Pelle di maiale modificata geneticamente per chiudere la ferita di una persona: è questo l’obiettivo raggiunto, per la prima volta nella storia degli xenotrapianti, dai dottori del Massachusetts General Hospital (MGH). La riuscita di questa procedura mostra che il tessuto derivante da animali trattato geneticamente può essere usato con successo per chiudere una ferita umana.
Spesso quando si devono chiudere le ferite profonde provocate da ustioni si fa ricorso alla pelle prelevata dai cadaveri collocata nelle cosiddette “banche dei tessuti” che conservano e rendono accessibili i tessuti umani destinati ai trapianti.
Tuttavia la pelle proveniente dai cadaveri, così come ogni altro tessuto o organo umano, può essere soggetta a carenza o lo stesso processo può rivelarsi molto costoso o proibitivo in determinati contesti.
La pelle proveniente da altri esseri umani risulta però molto utile perché, dopo il trapianto, concede al paziente il tempo necessario affinché la ferita possa rimanere protetta e possa stabilizzarsi in attesa di un trapianto con pelle prelevata dal corpo dello stesso paziente.

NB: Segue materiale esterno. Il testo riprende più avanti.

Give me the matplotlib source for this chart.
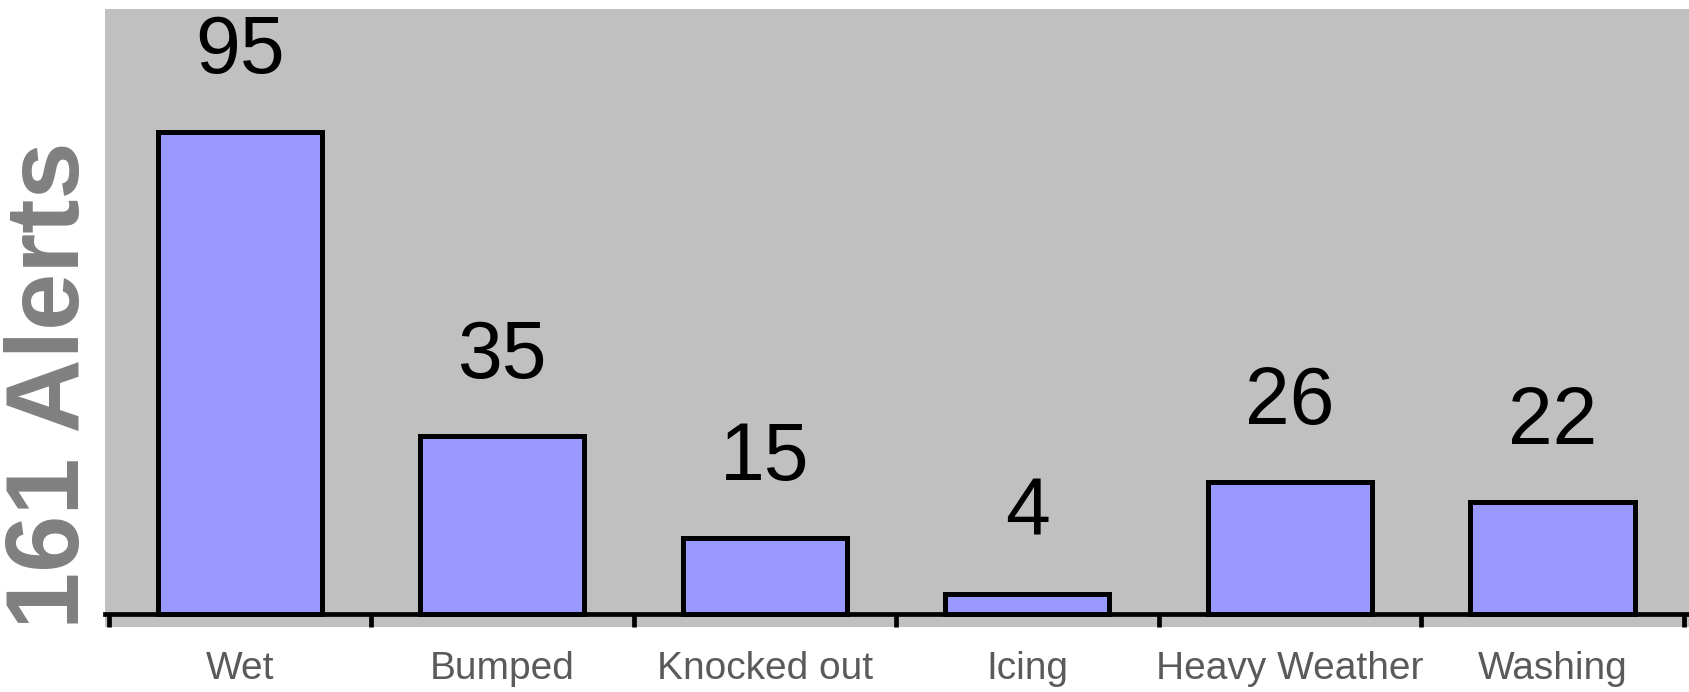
import matplotlib.pyplot as plt
import numpy as np

categories = ['Wet', 'Bumped', 'Knocked out', 'Icing', 'Heavy Weather', 'Washing']
alerts = [95, 35, 15, 4, 26, 22]
total_label = '161 Alerts'

plt.rcParams['font.family'] = ['Liberation Sans', 'DejaVu Sans']

fig = plt.figure(figsize=(16.89, 6.92), dpi=100)
ax = fig.add_axes([0.062, 0.094, 0.938, 0.8935])
ax.set_facecolor('#C0C0C0')

x = np.arange(len(categories))
ax.bar(x, alerts, width=0.625, color='#9999FF', edgecolor='black', linewidth=3.6, zorder=3)

for xi, v in zip(x, alerts):
    ax.annotate(str(v), (xi, v), xytext=(0, 42), textcoords='offset points',
                ha='center', va='baseline', fontsize=58, color='black')

ax.set_xlim(-0.515, 5.52)
ax.set_ylim(-2.5, 119.2)

for s in ['top', 'right', 'left']:
    ax.spines[s].set_visible(False)
ax.spines['bottom'].set_position(('data', 0))
ax.spines['bottom'].set_linewidth(3.4)
ax.spines['bottom'].set_zorder(4)

# boundary ticks between categories, labels in the middle
ax.set_xticks(np.arange(-0.5, 6, 1))
ax.set_xticklabels([])
ax.tick_params(axis='x', which='major', length=9, width=3.4, direction='out')
ax.set_xticks(x, minor=True)
ax.set_xticklabels(categories, minor=True, fontsize=28, color='#5A5A5A')
ax.tick_params(axis='x', which='minor', length=0, pad=26.5)
ax.set_yticks([])

fig.text(0.031, 0.4436, total_label, rotation=90, ha='center', va='center',
         fontsize=74, fontweight='bold', color='#808080')

fig.savefig('out.png', dpi=100)
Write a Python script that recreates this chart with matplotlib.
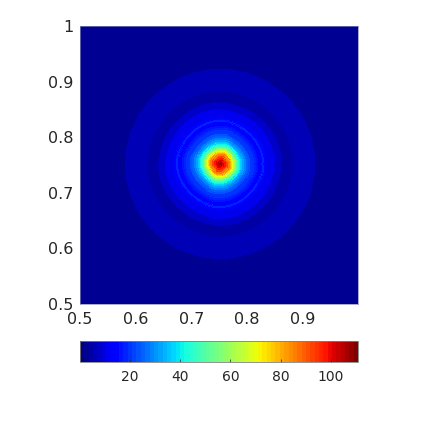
import matplotlib
matplotlib.use("Agg")
import matplotlib.pyplot as plt
import numpy as np

# rings of the spot, outer radius of each one in data units
ring_radius = [0.0036, 0.0072, 0.0108, 0.0144, 0.018, 0.0198, 0.0216, 0.0234, 0.0252, 0.027,
               0.0288, 0.0306, 0.0324, 0.0342, 0.036, 0.0378, 0.0396, 0.0432, 0.0468, 0.0504,
               0.054, 0.0576, 0.0612, 0.0648, 0.0684, 0.072, 0.0756, 0.0792, 0.0846, 0.099,
               0.1116, 0.1314, 0.1692]
ring_value = [106, 101, 97, 92, 86, 81, 76, 71, 66, 61,
              57, 52, 48, 45, 41, 38, 36, 33, 29, 26,
              23, 21, 19.5, 18, 17, 14, 13, 18, 13, 11,
              7.5, 4, 6.5]
x_ticks = [0.5, 0.6, 0.7, 0.8, 0.9]
y_ticks = [0.5, 0.6, 0.7, 0.8, 0.9, 1]
y_labels = ["0.5", "0.6", "0.7", "0.8", "0.9", "1"]
bar_ticks = [20, 40, 60, 80, 100]
center = 0.752
vmin, vmax = 0.3, 110.7

fig = plt.figure(figsize=(4.23, 4.23), dpi=100)
ax = fig.add_axes([80 / 423, 1 - 304 / 423, 278 / 423, 278 / 423])
cax = fig.add_axes([80 / 423, 1 - 362 / 423, 278 / 423, 21 / 423])

cmap = plt.get_cmap("jet", 64)

ax.set_facecolor(cmap(1))
edges = np.array([0] + ring_radius)
theta = np.linspace(0, 2 * np.pi, 361)
rr, tt = np.meshgrid(edges, theta)
# inner rings are a bit diamond shaped
rr = rr * (1 + 0.06 * np.exp(-rr / 0.03) * np.cos(4 * tt))
xx = center + rr * np.cos(tt)
yy = center + rr * np.sin(tt)
vals = np.tile(np.array(ring_value), (360, 1))
pc = ax.pcolormesh(xx, yy, vals, cmap=cmap, vmin=vmin, vmax=vmax, shading="flat",
                   edgecolors="face", linewidth=0.2)

ax.set_xlim(0.5, 1)
ax.set_ylim(0.5, 1)
ax.set_xticks(x_ticks)
ax.set_yticks(y_ticks)
ax.set_yticklabels(y_labels)
ax.tick_params(axis="x", direction="in", length=0, labelsize=11.5, colors="#262626", pad=6)
ax.tick_params(axis="y", direction="in", length=0, labelsize=11.5, colors="#262626", pad=5)
for s in ax.spines.values():
    s.set_color("#8888bb")
    s.set_linewidth(0.5)

cb = fig.colorbar(pc, cax=cax, orientation="horizontal", ticks=bar_ticks)
cb.ax.tick_params(direction="in", length=2, width=0.5, labelsize=10, colors="#262626", pad=6)
cb.outline.set_edgecolor("#808080")
cb.outline.set_linewidth(0.6)

fig.savefig("out.png", dpi=100)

Per ovviare ai problemi relativi all’accessibilità delle banche dei tessuti, la XenoTherapeutics e l’MGH hanno avviato una collaborazione per innestare su umani tessuti di suini vivi. Questi suini vengono modificati geneticamente con la rimozione di uno specifico gene che non è presente nell’uomo. Ciò permette alla pelle del maiale di apparire meno “estranea” e dunque meno attaccabile dalla sistema immunitario del paziente.
In questo primo xenotrapianto, i medici hanno posizionato sulla ferita ustionata del paziente un pezzo di pelle di maiale da 5 × 5 cm affiancato da un pezzo di pelle da cadavere più grande. Dopo cinque giorni i medici rimuovevano i pezzi di pelle scoprendo che entrambi gli innesti cutanei avevano aderito bene alla ferita sottostante e anzi mostravano di essere indistinguibili l’uno dall’altro.
In seguito la ferita è stata trattata di nuovo con un ulteriore pezzo di pelle prelevata dalla coscia il paziente. Ulteriori analisi non hanno mostrato presenza di retrovirus endogeni suini.
“Questo piccolo passo che abbiamo fatto oggi rappresenta un numero enorme di ore che coprono decenni di ricerca in una moltitudine di campi tra cui la biologia dei trapianti, l’immunologia e l’ingegneria genetica. Inoltre, i rapidi progressi nella tecnologia di modifica genetica aprono una grande e nuova strada per la modifica genetica della pelle dei suini che non viene respinta e ciò rappresenta uno nuovo capitolo nello standard della cura per i pazienti ustionati e trapiantati”, riferisce Jeremy Goverman, chirurgo dell’MGH impegnato nell’operazione.